After no call was received within 24 hours, the scribe phoned the Link of Sudden again to inquire. The new underling also said the castle was unserviceable which led the scribe to explain again the nature of this potentially incorrect claim and the lack of call backs. A little digging on the underling’s part and a note from the local dispatcher was discovered stating that the house actually was serviceable and that an installation could take place at my request. Nice of them to alert the scribe, no? The next available installation date, of course, was a week away and no argument would be brooked otherwise.

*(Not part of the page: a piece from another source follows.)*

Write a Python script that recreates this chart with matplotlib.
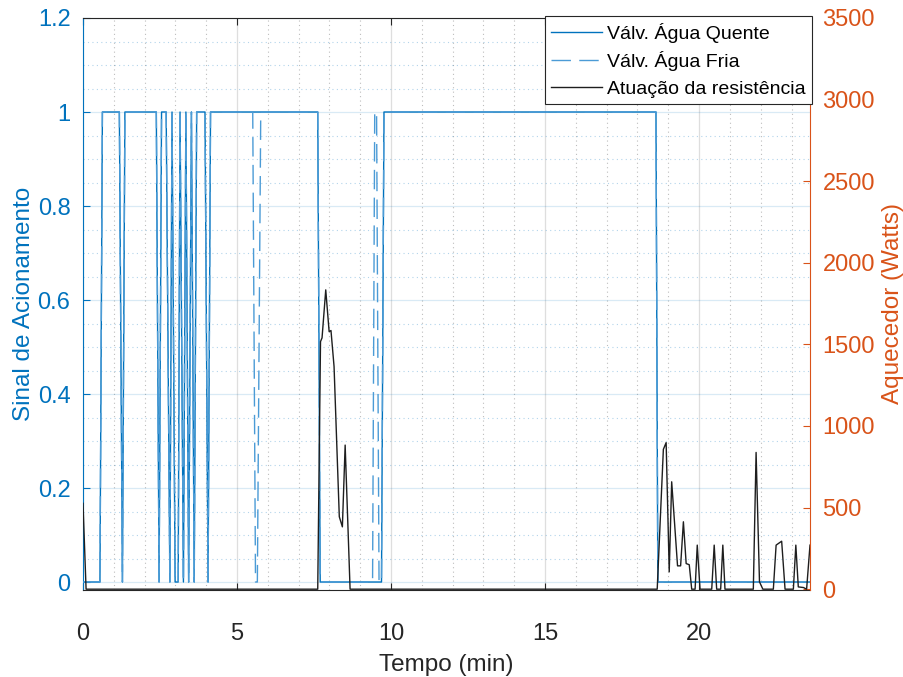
import matplotlib
matplotlib.use('Agg')
import matplotlib.pyplot as plt
import numpy as np
from matplotlib.ticker import FuncFormatter

plt.rcParams['font.family'] = ['Liberation Sans', 'DejaVu Sans']

# ---------------- data ----------------
hot_t = [0, 0.55, 0.63, 1.18, 1.28, 1.36, 2.38, 2.47, 2.55, 2.70, 2.82, 2.89,
         2.99, 3.09, 3.15, 3.26, 3.34, 3.43, 3.52, 3.61, 3.69, 3.96, 4.06, 4.14,
         7.62, 7.70, 9.69, 9.77, 18.60, 18.66, 23.6]
hot_v = [0, 0, 1, 1, 0, 1, 1, 0, 1, 1, 0, 1,
         0, 0, 1, 0, 1, 0, 1, 0, 1, 1, 0, 1,
         1, 0, 0, 1, 1, 0, 0]

cold_t = [0, 0.55, 0.63, 1.18, 1.28, 1.36, 2.38, 2.47, 2.55, 2.70, 2.82, 2.89,
          2.99, 3.09, 3.15, 3.26, 3.34, 3.43, 3.52, 3.61, 3.69, 3.96, 4.06, 4.14,
          5.51, 5.60, 5.66, 5.77, 7.62, 7.70, 9.40, 9.47, 9.53, 9.61, 9.69, 9.77,
          18.60, 18.66, 23.6]
cold_v = [0, 0, 1, 1, 0, 1, 1, 0, 1, 1, 0, 1,
          0, 0, 1, 0, 1, 0, 1, 0, 1, 1, 0, 1,
          1, 0, 0, 1, 1, 0, 0, 1, 1, 0, 0, 1,
          1, 0, 0]

heat_t = [0, 0.10, 7.62, 7.71, 7.76, 7.88, 7.99, 8.05, 8.15, 8.32, 8.42, 8.51,
          8.67, 18.64, 18.84, 18.93, 19.03, 19.11, 19.30, 19.40, 19.49, 19.58,
          19.68, 19.76, 19.87, 19.94, 20.03, 20.41, 20.49, 20.57, 20.70, 20.77,
          20.84, 21.76, 21.85, 21.96, 22.07, 22.41, 22.50, 22.68, 22.79, 23.06,
          23.14, 23.22, 23.39, 23.49, 23.6]
heat_v = [526, 0, 0, 1517, 1540, 1834, 1578, 1585, 1364, 444, 382, 883,
          0, 0, 857, 898, 106, 658, 143, 143, 413, 157,
          150, 0, 0, 270, 0, 0, 270, 0, 0, 270,
          0, 0, 838, 45, 0, 0, 270, 294, 0, 0,
          270, 14, 10, 0, 270]

labels = ['Válv. Água Quente', 'Válv. Água Fria', 'Atuação da resistência']
x_ticks = [0, 5, 10, 15, 20]
left_ticks = [0, 0.2, 0.4, 0.6, 0.8, 1.0, 1.2]
right_ticks = [0, 500, 1000, 1500, 2000, 2500, 3000, 3500]

BLUE = '#0072BD'
BLUE_L = '#4b9bd6'
ORANGE = '#D95319'
DARK = '#262626'

fig = plt.figure(figsize=(9.04, 6.77), dpi=100)
ax = fig.add_axes([83/904, 1-590/677, (810-83)/904, (590-18)/677])
ax2 = ax.twinx()

l1, = ax.plot(hot_t, hot_v, color=BLUE, lw=1.0, label=labels[0], zorder=3)
l2, = ax.plot(cold_t, cold_v, color=BLUE_L, lw=1.0, dashes=(14, 6), label=labels[1], zorder=4)
l3, = ax2.plot(heat_t, heat_v, color='#1e1e1e', lw=1.0, label=labels[2])

ax.set_xlim(0, 23.6)
ax.set_ylim(-0.017, 1.2)
ax2.set_ylim(-5, 3500)

ax.set_xticks(x_ticks)
ax.set_xticks(np.arange(0, 24, 1), minor=True)
ax.set_yticks(left_ticks)
ax.set_yticks(np.arange(0, 1.201, 0.05), minor=True)
ax.yaxis.set_major_formatter(FuncFormatter(lambda v, p: f'{v:g}'))
ax2.set_yticks(right_ticks)

ax.set_axisbelow(True)
ax.grid(which='major', axis='x', color=DARK, alpha=0.15, lw=0.9)
ax.grid(which='major', axis='y', color=BLUE, alpha=0.15, lw=0.9)
ax.grid(which='minor', axis='x', color=DARK, alpha=0.3, lw=0.8, dashes=(1, 3))
ax.grid(which='minor', axis='y', color=BLUE, alpha=0.3, lw=0.8, dashes=(1, 3))

ax.tick_params(axis='x', which='major', direction='in', length=5, top=True,
               colors=DARK, labelsize=17, pad=24)
ax.tick_params(axis='y', which='major', direction='in', length=5,
               colors=BLUE, labelsize=17, pad=9)
ax.tick_params(which='minor', length=0)
ax2.tick_params(axis='y', which='major', direction='in', length=5,
                colors=ORANGE, labelsize=17, pad=9)

ax.spines['left'].set_color(BLUE)
ax.spines['right'].set_visible(False)
ax.spines['top'].set_color(DARK)
ax.spines['bottom'].set_color(DARK)
for s in ax.spines.values():
    s.set_linewidth(0.8)
for k in ('left', 'top', 'bottom'):
    ax2.spines[k].set_visible(False)
ax2.spines['right'].set_color(ORANGE)
ax2.spines['right'].set_linewidth(0.8)

ax.set_xlabel('Tempo (min)', fontsize=17.5, color=DARK, labelpad=6)
ax.set_ylabel('Sinal de Acionamento', fontsize=17.5, color=BLUE, labelpad=2)
ax2.set_ylabel('Aquecedor (Watts)', fontsize=17.5, color=ORANGE, labelpad=5)

leg = ax2.legend([l1, l2, l3], labels, loc='upper right', bbox_to_anchor=(1.003, 1.004),
                 borderaxespad=0, fancybox=False, framealpha=1, edgecolor=DARK,
                 fontsize=14, handlelength=2.6, handletextpad=0.25, borderpad=0.35,
                 labelspacing=0.45)
leg.get_frame().set_linewidth(0.8)
for t in leg.get_texts():
    t.set_color('#000000')

fig.savefig('out.png', dpi=100)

Because the scribe has his intelligent personal telephony device that is equipped with the web of the whole wide world and unlimited data, he is able to check his Mail of E. In order to get some of his bigger projects accomplished faster, though, he had to take his lap of top down to his former workplace at the place where they hide the books and use their wireless connection to the web of the whole wide world. He was therefore also able to hang out with his former coworkers and shoot the shit. The only former Rogue Patron he was able to see, though, was Mr. W. Perfect.

A week later, the next installation tech arrived, took one look at the wiring from road level and again announced it was unserviceable. The scribe was hardly surprised and said as much to the installer. The installer said that from what he could see there was no way to make the castle compliant with the needs of the Link of Sudden with its current setup. What was needed was to have the Link of Sudden send out a surveyor to assess the situation and make recommendations for how best to proceed. Perhaps, he supposed, the necessary cables could be connected to the power and phone pole directly behind the new castle, since they couldn’t be run from the street far beyond.

“Could you please tell me HOW I can convince them to do this?” the scribe asked. He explained that he had been phoning and phoning and begging for this very thing to happen but all anyone would say is that the house was unserviceable. Clearly, since every neighbor in spitting distance had the service, it was technologically possible to install. The intaller said it would be best to speak to someone in the Link of Sudden’s engineering department, preferably in Texas, as they could actually make things happen there. He said it wasn’t wise to call and yell as that tended to shut the underlings down and make them less cooperative.

So after the installer left, the scribe phoned the Link of Sudden and nicely asked them to speak to the engineering department, preferably in Texas. The underling on the phone did not seem to want to comply and began asking the scribe questions, which raised his blood pressure. And, after the scribe had described the issue, again and nicely, the underling said that her screen noted that the castle was unserviceable, but she could “put in a form” for the local tech supervisor to give him a call. The call could take up to 48 hours to be made, however. The scribe told her that this was unacceptable. He had been promised calls twice previously, but none had ever come. All communication with the company had been made due to his efforts alone. He did not trust that any promise of another call would be any more fruitful, so he asked to speak to a supervisor. When the supervisor came on the line, the scribe explained the whole situation again and mentioned the lack of calls and the seeming confusion on the part of their installers as to what could or needed to be done to make things work. The supervisor apologized that the scribe had not been called and assured him that she would personally put in a call to the local tech supervisor and make certain that he called. And if he couldn’t call then she, the phone supervisor, would call herself and explain the situation. The scribe, she said, could expect a call from someone before 5 p.m.